To get to the initial, large trace, here are few things you can try:

  • Capture a trace with tcpdump, either on the same interface Bro is running on, or on another host where you can generate traffic of the kind likely triggering the problem (e.g., if you're seeing problems with the HTTP analyzer, record some of your Web browsing on your desktop.) When using tcpdump, don't forget to record complete packets (tcpdump -s 0 ...).

    You can reduce the amount of traffic captured by using the same BPF filter as Bro is using. If you add print-filter to Bro's command-line, it will print its BPF filter to stdout, which you can copy over to tcpdump.

  • Bro's command-line option -w <trace> records all packets processed by Bro to the given the trace file. You can then later run Bro offline on this trace and it will process the packets in the same way as it did live. This is particularly helpful with problems which only occur after Bro has been running for some time. For example, sometimes crashes are triggered by a particular kind of traffic only occurring rarely. Running Bro live with -w and then, after the crash, offline on the recorded trace might, with a little bit of luck, reproduce the the problem reliably.

    However, be careful with -w: it can result in huge trace files, quickly filling up your disk. (One way to mitigate the space issues is to periodically delete the trace file by configuring rotate-logs.bro accordingly.)

  • Finally, you can try running Bro on some publically available trace files, such as anonymized FTP traffic, headers-only enterprise traffic, or Defcon traffic. Some of these particularly stress certain components of Bro (e.g., the Defcon traces contain tons of scans).

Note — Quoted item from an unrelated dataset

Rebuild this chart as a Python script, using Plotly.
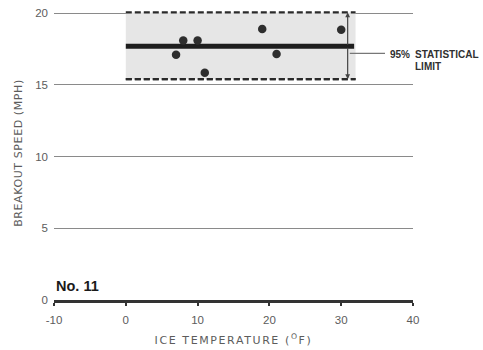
import plotly.graph_objects as go

# Breakout speed measurements vs ice temperature
ice_temp_f = [7, 8, 10, 11, 19, 21, 30]
breakout_mph = [17.1, 18.1, 18.1, 15.85, 18.9, 17.15, 18.85]

# Mean and 95% statistical limits over the tested temperature span
span_f = [0, 32]
mean_mph = 17.7
upper_mph = 20.05
lower_mph = 15.4
limit_arrow_f = 30.9

x_ticks = [-10, 0, 10, 20, 30, 40]
x_tick_text = ["-10", "0", "10", "20", "30", "40"]
y_ticks = [0, 5, 10, 15, 20]

GRAY_TXT = "#5c5c5c"
DARK = "#2a2a2a"
BASE_FONT = "Liberation Sans, Arial, sans-serif"

fig = go.Figure()

limit_line = dict(color=DARK, width=2.2, dash="6px,3px")

# shaded band between the 95% limits
fig.add_trace(go.Scatter(x=span_f, y=[lower_mph] * 2, mode="lines", line=limit_line,
                         hoverinfo="skip", showlegend=False))
fig.add_trace(go.Scatter(x=span_f, y=[upper_mph] * 2, mode="lines", line=limit_line,
                         fill="tonexty", fillcolor="#e6e6e6",
                         hoverinfo="skip", showlegend=False))
# lower dashed edge again, above the fill
fig.add_trace(go.Scatter(x=span_f, y=[lower_mph] * 2, mode="lines", line=limit_line,
                         hoverinfo="skip", showlegend=False))

# mean line
fig.add_trace(go.Scatter(x=[span_f[0], span_f[1] - 0.2], y=[mean_mph] * 2, mode="lines",
                         line=dict(color="#1e1e1e", width=5),
                         hoverinfo="skip", showlegend=False))

# measured points
fig.add_trace(go.Scatter(x=ice_temp_f, y=breakout_mph, mode="markers",
                         marker=dict(color="#2e2e2e", size=8.5),
                         showlegend=False))

# leader line for the limit label
fig.add_trace(go.Scatter(x=[limit_arrow_f + 0.3, 36.1], y=[17.2, 17.2], mode="lines",
                         line=dict(color="#777", width=1.2),
                         hoverinfo="skip", showlegend=False))

annotations = []
# double-headed limit arrow
for tip in (upper_mph, lower_mph):
    annotations.append(dict(x=limit_arrow_f, y=tip, ax=limit_arrow_f, ay=mean_mph,
                            xref="x", yref="y", axref="x", ayref="y",
                            showarrow=True, arrowhead=2, arrowsize=0.8,
                            arrowwidth=1.2, arrowcolor="#444", text=""))

label_font = dict(family=BASE_FONT, size=10, color="#303030")
annotations += [
    dict(x=36.5, y=17.15, xref="x", yref="y", text="<b>95%</b>", showarrow=False,
         xanchor="left", yanchor="middle", font=label_font),
    dict(x=40.0, y=17.15, xref="x", yref="y", text="<b>STATISTICAL</b>", showarrow=False,
         xanchor="left", yanchor="middle", font=label_font),
    dict(x=40.0, y=16.3, xref="x", yref="y", text="<b>LIMIT</b>", showarrow=False,
         xanchor="left", yanchor="middle", font=label_font),
    dict(x=-10, y=0.3, xref="x", yref="y", text="<b>No. 11</b>", showarrow=False,
         xanchor="left", yanchor="bottom",
         font=dict(family=BASE_FONT, size=14.5, color="#1a1a1a")),
]

fig.update_layout(
    width=483, height=350,
    margin=dict(l=54, r=70, t=6, b=50),
    paper_bgcolor="white", plot_bgcolor="white",
    font=dict(family=BASE_FONT, size=11.5, color=GRAY_TXT),
    annotations=annotations,
    xaxis=dict(range=[-10, 40], tickvals=x_ticks, ticktext=x_tick_text,
               showgrid=False, zeroline=False,
               showline=True, linecolor="#333", linewidth=2.5,
               ticks="outside", ticklen=3, tickwidth=1.5, tickcolor="#333",
               ticklabelstandoff=4,
               title=dict(text="ICE TEMPERATURE (<sup>O</sup>F)", standoff=12,
                          font=dict(family="DejaVu Sans, sans-serif", size=11, color=GRAY_TXT))),
    yaxis=dict(range=[0, 20.5], tickvals=y_ticks,
               showgrid=True, gridcolor="#8a8a8a", gridwidth=1.2,
               zeroline=False, showline=False, ticks="",
               ticklabelstandoff=5,
               title=dict(text="BREAKOUT SPEED (MPH)", standoff=10,
                          font=dict(family="DejaVu Sans, sans-serif", size=11, color=GRAY_TXT))),
)

# widen the tracking of the axis titles
tracking_js = """
var gd = document.getElementById('{plot_id}');
function track() {
  var xt = gd.querySelector('.xtitle');
  var yt = gd.querySelector('.ytitle');
  if (xt) xt.style.letterSpacing = '1.6px';
  if (yt) yt.style.letterSpacing = '0.6px';
}
track();
gd.on('plotly_afterplot', track);
"""

fig.write_html("out.html", post_script=tracking_js)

Once you have a trace which demonstrates the effect, you will often notice that it's pretty big, in particular if recorded from the link you're monitoring. Therefore, the next step is to shrink its size as much as possible. Here are a few things you can try to this end:

  • Very often, a single connection is able to demonstrate the problem. If you can identify which one it is (e.g., from one of Bro's *.log files) you can extract the connection's packets from the trace with tcpdump by filtering for its 4-tuple of addresses and ports:

    tcpdump -r large.trace -w small.trace \
       host <ip1> and port <port1> \
       and host <ip2> and port <port2>.
    

  • If you can't reduce the problem to a connection, try to identify either a host pair or a single host triggering it, and filter down the trace accordingly.

  • You can try to extract a smaller time slice from the trace using the TCPslice utility. For example, to extract the first 100 seconds from the trace:

    tcpslice +100 <in >out
    

    Alternatively, tcpdump extracts the first n packets with its option -c <n>.

Getting More Information After a Crash.

If Bro crashes, a core dump can be very helpful to nail down the problem. Examining a core is not for the faint of heart but can reveal extremely useful information ...

First, you should configure Bro with the option --enable-debug and recompile; this will disable all compiler optimizations and thus make the core dump more useful (don't expect great performance of this version though; compiling Bro without optimization has a noticeable impact on its CPU usage.). Then enable core dumps if you don't have already (e.g., ulimit -c unlimited if you're using a bash).

Once Bro has crashed, start gdb with the Bro binary and the file containing the dump. (Alternatively, you can also run Bro directly inside gdb instead of working from a core file.) The first helpful information to include with your tracker ticket is a stack backtrace, which you get with gdb's bt command:

gdb bro core
[...]
> bt
....

If the crash occurs inside Bro's script interpreter, the next thing to do is identifying the line of script code processed just before the abnormal termination. Look for methods in the stack backtrace which belong to any of the script interpreter's classes; roughly speaking, these are all classes with names ending in Expr, Stmt, or Val. Then climb up the stack with up until you reach the first of these methods. The object to which this is pointing, will have a Location object, which in turn contains the file name and line number of the corresponding piece of script code. Continuing the example from above, here's how to get that information:

>up
>...
>up
>print this->location->filename
>print this->location->first_line

If the crash occurs while processing input packets but you cannot directly tell which connection is responsible (and thus not extract its packets from the trace as suggested above), try getting the 4-tuple of the connection currently being processed from the core dump. To this end again examine the stack backtrace, this time looking for methods belonging to the Connection class. The connection class has members orig_addr/resp_addr and orig_port/resp_port storing (pointers to) the IP addresses and ports respectively:

>up
>...
>up
>printf "%08x:%04x %08x:%04x\n", \
    *this->orig_addr, this->orig_port, \
    *this->resp_addr, this->resp_port

Note that these values are stored in network byte order so you will need flip the bytes around if you are on a low-endian machine (which is why the above example prints them in hex). For example, if an IP address prints as 0100007f, that's 127.0.0.1.